I envision Marty like Ben Affleck in Boiler Room

 
Unforseen:
Edmundo Braverman:
I never used it myself, but I worked with a guy who used it religiously for years before I started. I should do a whole post about Marty, because he was nothing you'd picture when you think about a guy who would run a scam like this. Marty was all about the house on the hill and the kids in private schools and the bespoke suits and luxury sedans, yet he built his entire business on one scam like this after another.

He was about 50 when I met him, and on his way to retirement more at the SEC's behest than his own choosing, I think. By the time I went to work with him, the only thing he was allowed to buy for clients anymore was mutual funds. This guy was an absolute lethal weapon with a telephone.

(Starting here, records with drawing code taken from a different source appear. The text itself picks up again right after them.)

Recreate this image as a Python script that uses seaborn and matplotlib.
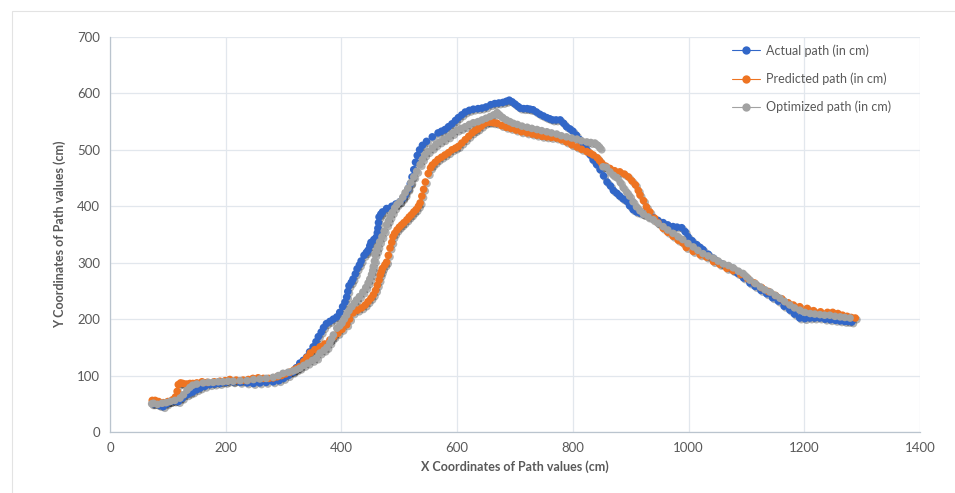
import pandas as pd
import matplotlib
matplotlib.use("Agg")
import matplotlib.pyplot as plt
import matplotlib.patheffects as pe
from matplotlib.lines import Line2D
from matplotlib.patches import Rectangle
import seaborn as sns

# =============================
# DATA
# =============================
actual_x = [75, 81, 86, 92, 98, 104, 111, 118, 125, 133, 138, 143, 150, 156, 164, 173, 181, 190, 200, 213,
            225, 237, 248, 259, 270, 282, 292, 300, 308, 316, 322, 328, 334, 340, 345, 351, 356, 360, 365, 369,
            374, 380, 386, 392, 397, 402, 406, 409, 411, 413, 417, 420, 424, 427, 431, 434, 439, 443, 446, 449,
            451, 456, 460, 462, 463, 464, 465, 468, 471, 478, 487, 494, 501, 506, 510, 515, 519, 522, 525, 528,
            531, 535, 540, 547, 557, 567, 573, 579, 585, 591, 597, 602, 608, 614, 621, 628, 636, 643, 650, 658,
            665, 672, 679, 685, 690, 695, 700, 705, 709, 715, 721, 726, 731, 737, 743, 749, 755, 760, 765, 771,
            778, 784, 789, 795, 800, 806, 812, 818, 824, 830, 835, 841, 847, 853, 859, 865, 870, 876, 881, 887,
            893, 898, 904, 910, 916, 922, 930, 939, 947, 956, 964, 973, 980, 988, 994, 999, 1006, 1014, 1020, 1025,
            1034, 1043, 1050, 1057, 1066, 1075, 1085, 1095, 1106, 1115, 1125, 1135, 1145, 1155, 1165, 1175, 1183,
            1192, 1201, 1210, 1218, 1227, 1236, 1245, 1254, 1262, 1270, 1276, 1282]
actual_y = [50, 51, 47, 45, 50, 54, 55, 54, 60, 66, 69, 71, 75, 78, 81, 84, 85, 86, 88, 89,
            88, 87, 86, 87, 88, 89, 91, 95, 100, 106, 114, 122, 127, 133, 142, 151, 160, 169, 177, 185,
            192, 196, 200, 204, 212, 222, 230, 239, 249, 259, 265, 271, 280, 289, 296, 303, 313, 318, 322, 330,
            336, 341, 345, 353, 361, 371, 381, 386, 390, 396, 400, 404, 408, 414, 420, 430, 440, 452, 465, 478,
            490, 500, 508, 515, 523, 530, 533, 536, 541, 546, 552, 557, 562, 567, 570, 572, 573, 574, 576, 580,
            582, 583, 584, 586, 588, 585, 581, 577, 574, 573, 573, 572, 571, 567, 563, 560, 557, 555, 553, 553,
            553, 547, 541, 537, 533, 526, 518, 510, 500, 491, 482, 474, 465, 454, 443, 436, 428, 423, 418, 413,
            409, 401, 394, 390, 388, 386, 383, 380, 375, 371, 367, 364, 363, 362, 355, 346, 339, 332, 327, 323,
            315, 308, 302, 298, 293, 288, 281, 273, 264, 258, 251, 245, 238, 232, 223, 216, 209,
            202, 201, 202, 202, 202, 200, 199, 198, 197, 196, 196, 195]

predicted_x = [73, 78, 84, 92, 100, 108, 113, 116, 118, 122, 126, 132, 138, 143, 150, 159, 168, 180, 190, 199,
               207, 218, 230, 239, 247, 256, 265, 274, 282, 289, 296, 303, 311, 318, 323, 328, 335, 340, 346, 354,
               363, 371, 380, 387, 394, 401, 409, 414, 420, 428, 435, 441, 446, 451, 455, 459, 462, 465, 467, 469,
               471, 475, 478, 481, 484, 487, 489, 492, 496, 500, 504, 508, 513, 517, 521, 525, 529, 533, 536, 539,
               542, 545, 550, 554, 557, 562, 567, 573, 579, 585, 591, 597, 602, 608, 614, 620, 626, 631, 636, 642,
               648, 653, 657, 663, 669, 677, 685, 693, 702, 711, 721, 730, 738, 747, 755, 763, 772, 780, 789, 798,
               807, 815, 824, 830, 835, 842, 846, 850, 857, 864, 872, 881, 889, 896, 902, 908, 913, 916, 922, 927,
               933, 941, 947, 956, 964, 973, 982, 990, 996, 1008, 1020, 1031, 1043, 1054, 1066, 1077, 1090, 1102,
               1114, 1126, 1138, 1150, 1161, 1172, 1181, 1192, 1205, 1216, 1228, 1240, 1249, 1258, 1266, 1274,
               1281, 1288]
predicted_y = [56, 56, 54, 52, 54, 57, 62, 72, 84, 87, 86, 85, 86, 86, 87, 89, 88, 89, 90, 91,
               93, 92, 92, 93, 95, 96, 95, 95, 96, 98, 100, 103, 106, 110, 113, 116, 125, 132, 140, 146,
               151, 156, 163, 169, 175, 182, 190, 200, 211, 216, 220, 225, 231, 237, 243, 251, 260, 269, 278, 284,
               290, 296, 301, 313, 326, 336, 346, 352, 358, 363, 367, 371, 376, 381, 385, 390, 394, 400, 406, 418,
               430, 443, 458, 468, 473, 478, 483, 487, 491, 495, 500, 503, 506, 512, 518, 524, 530, 534, 537, 542,
               547, 549, 549, 548, 547, 543, 540, 538, 535, 532, 530, 528, 526, 524, 523, 522, 521, 518, 514, 509,
               505, 501, 497, 494, 491, 486, 481, 476, 471, 467, 463, 461, 457, 452, 445, 438, 428, 420, 410, 399,
               390, 379, 371, 361, 354, 347, 340, 335, 327, 320, 314, 310, 302, 297, 290, 286, 279, 272,
               264, 256, 249, 242, 236, 229, 225, 222, 219, 215, 213, 212, 212, 210, 207, 205,
               203, 202]

optimized_x = [72, 75, 82, 90, 97, 104, 112, 121, 127, 133, 138, 143, 150, 161, 170, 178, 187, 195, 204, 213,
               225, 237, 248, 259, 270, 282, 291, 299, 308, 316, 322, 328, 335, 342, 350, 357, 363, 370, 375, 380,
               383, 386, 392, 397, 401, 405, 409, 413, 418, 422, 426, 431, 437, 442, 446, 449, 452, 454, 455, 457,
               458, 461, 463, 466, 470, 474, 478, 481, 484, 488, 492, 496, 501, 506, 510, 515, 520, 525, 530, 536,
               540, 544, 550, 557, 563, 570, 577, 585, 592, 600, 607, 614, 621, 628, 636, 643, 650, 657, 663, 669,
               674, 679, 685, 691, 697, 704, 712, 721, 729, 738, 746, 755, 763, 772, 780, 789, 798, 807, 815, 824,
               831, 838, 843, 847, 852, 858, 864, 870, 876, 882, 887, 893, 898, 904, 910, 916, 922, 930, 939, 947,
               956, 964, 973, 982, 990, 999, 1008, 1016, 1025, 1034, 1043, 1051, 1060, 1069, 1077, 1086, 1094, 1100,
               1106, 1115, 1124, 1132, 1141, 1150, 1158, 1166, 1175, 1183, 1192, 1201, 1210, 1218, 1227, 1235,
               1244, 1253, 1262, 1270, 1279]
optimized_y = [50, 51, 49, 51, 52, 54, 56, 60, 66, 74, 79, 83, 85, 87, 88, 88, 89, 89, 90, 90,
               91, 91, 93, 94, 95, 97, 100, 104, 106, 108, 110, 113, 118, 122, 127, 131, 140, 145, 150, 158,
               165, 172, 184, 188, 193, 200, 207, 215, 222, 228, 234, 240, 248, 256, 264, 271, 279, 286, 293, 303,
               314, 321, 328, 337, 346, 356, 367, 374, 381, 389, 397, 403, 408, 416, 424, 432, 442, 452, 462, 474,
               483, 491, 497, 503, 509, 514, 518, 523, 529, 535, 538, 541, 545, 548, 550, 553, 556, 559, 562, 566,
               561, 557, 553, 550, 547, 545, 542, 540, 538, 536, 534, 532, 530, 528, 525, 523, 521, 519, 516, 514,
               513, 512, 508, 503, 470, 469, 461, 455, 451, 442, 433, 425, 418, 408, 399, 392, 386, 381, 376, 370,
               364, 358, 352, 346, 341, 334, 328, 322, 316, 312, 308, 303, 298, 295, 291, 285, 281, 275,
               269, 263, 257, 252, 248, 242, 237, 231, 225, 220, 216, 212, 210, 209, 208, 207,
               207, 205, 204, 203, 202]

series_names = ["Actual path (in cm)", "Predicted path (in cm)", "Optimized path (in cm)"]
series_colors = ["#3267C8", "#EE7422", "#A2A2A2"]

df = pd.concat([
    pd.DataFrame({"x": actual_x, "y": actual_y, "series": series_names[0]}),
    pd.DataFrame({"x": predicted_x, "y": predicted_y, "series": series_names[1]}),
    pd.DataFrame({"x": optimized_x, "y": optimized_y, "series": series_names[2]}),
], ignore_index=True)

# =============================
# PLOT
# =============================
sns.set_style("white")
plt.rcParams["font.family"] = ["Lato", "DejaVu Sans"]

fig = plt.figure(figsize=(9.55, 4.93), dpi=100)
ax = fig.add_axes([0.1152, 0.1237, 0.8482, 0.8013])

sns.scatterplot(data=df, x="x", y="y", hue="series", palette=dict(zip(series_names, series_colors)),
                s=30, linewidth=0, legend=False, ax=ax)
for coll in ax.collections:
    coll.set_path_effects([pe.SimplePatchShadow(offset=(1.2, -1.2), shadow_rgbFace="black", alpha=0.3),
                           pe.Normal()])

ax.set_xlim(0, 1400)
ax.set_ylim(0, 700)
ax.set_xticks(range(0, 1401, 200))
ax.set_yticks(range(0, 701, 100))
ax.grid(True, color="#E2E7ED", linewidth=0.9)
ax.set_axisbelow(True)
for side in ["top", "right"]:
    ax.spines[side].set_visible(False)
for side in ["left", "bottom"]:
    ax.spines[side].set_color("#BAC4CE")
    ax.spines[side].set_linewidth(0.9)
ax.tick_params(axis="both", length=4, width=0.9, color="#BAC4CE", labelsize=9.5, labelcolor="#595959", pad=3)

ax.set_xlabel("X Coordinates of Path values (cm)", fontsize=9, fontweight="bold", color="#595959", labelpad=5)
ax.set_ylabel("Y Coordinates of Path values (cm)", fontsize=9, fontweight="bold", color="#595959", labelpad=8)

handles = [Line2D([0], [0], color=c, lw=0.8, marker="o", markersize=6, markeredgewidth=0)
           for c in series_colors]
ax.legend(handles, series_names, loc="upper left", bbox_to_anchor=(721 / 955, 1 - 33 / 493),
          bbox_transform=fig.transFigure, frameon=False, fontsize=9, labelcolor="#595959",
          handlelength=2.2, handletextpad=0.5, labelspacing=1.25)

# chart area border
fig.patches.append(Rectangle((12 / 955, -0.1), 1.0, 1 - 11 / 493 + 0.1, transform=fig.transFigure,
                             fill=False, edgecolor="#E3E3E3", linewidth=0.8))

fig.savefig("out.png", dpi=100)
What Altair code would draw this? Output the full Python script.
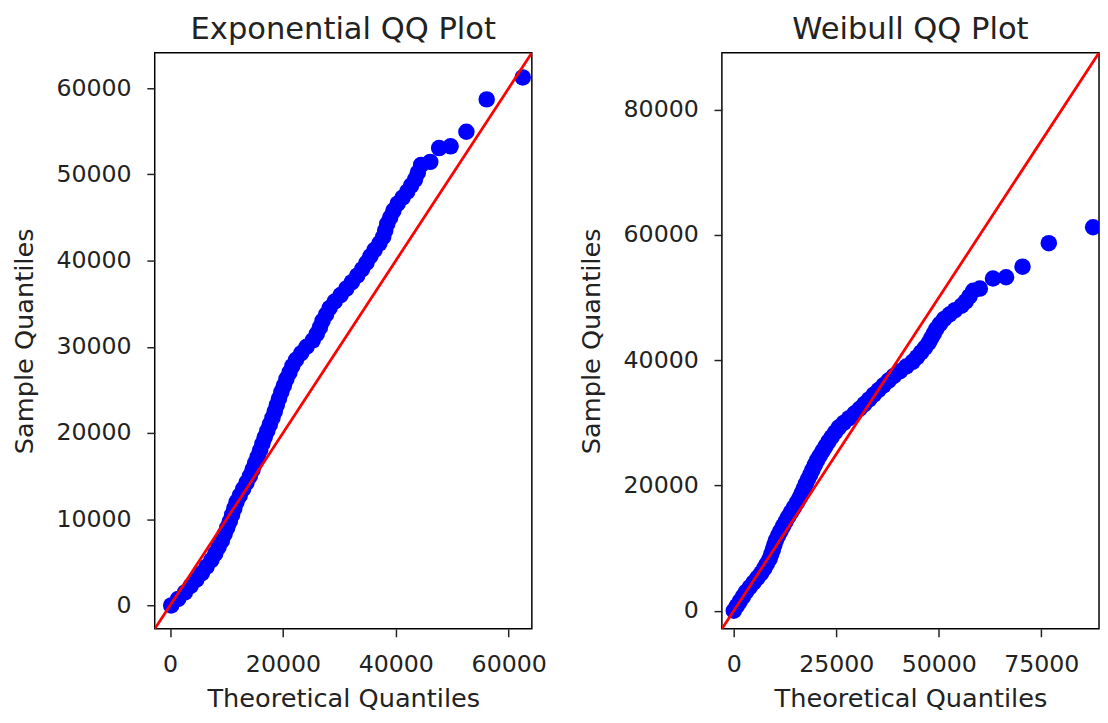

A few years later I worked with an early accomplice of Marty's when I went to another firm. Same deal. They were slick enough to get rich without doing any time, but after a while the SEC just made it impossible for them to stay in business.

I envision Marty like Ben Affleck in Boiler Room

No, we definitely had a Ben Affleck character in the office (I still have nightmares about Barry), but it wasn't Marty. Marty was totally mellow, soft spoken, and it seemed like nothing ever rattled him. Marty was the elder statesman type.

 
Edmundo Braverman:
I should do a whole post about Marty, because he was nothing you'd picture when you think about a guy who would run a scam like this. Marty was all about the house on the hill and the kids in private schools and the bespoke suits and luxury sedans

That is exactly how I would picture someone who ran scams like that :)

"My caddie's chauffeur informs me that a bank is a place where people put money that isn't properly invested."
 
The Kid:
T. Rowe Price basically still does this, thats why all their funds are always beating their lipper average... exploiting the survivorship bias

Every large AM firm does this with basically everything. It only starts to suck for them when they start branding funds with good track records and advertise them for a huge AUM push only to have retarded mean reversion shortly after.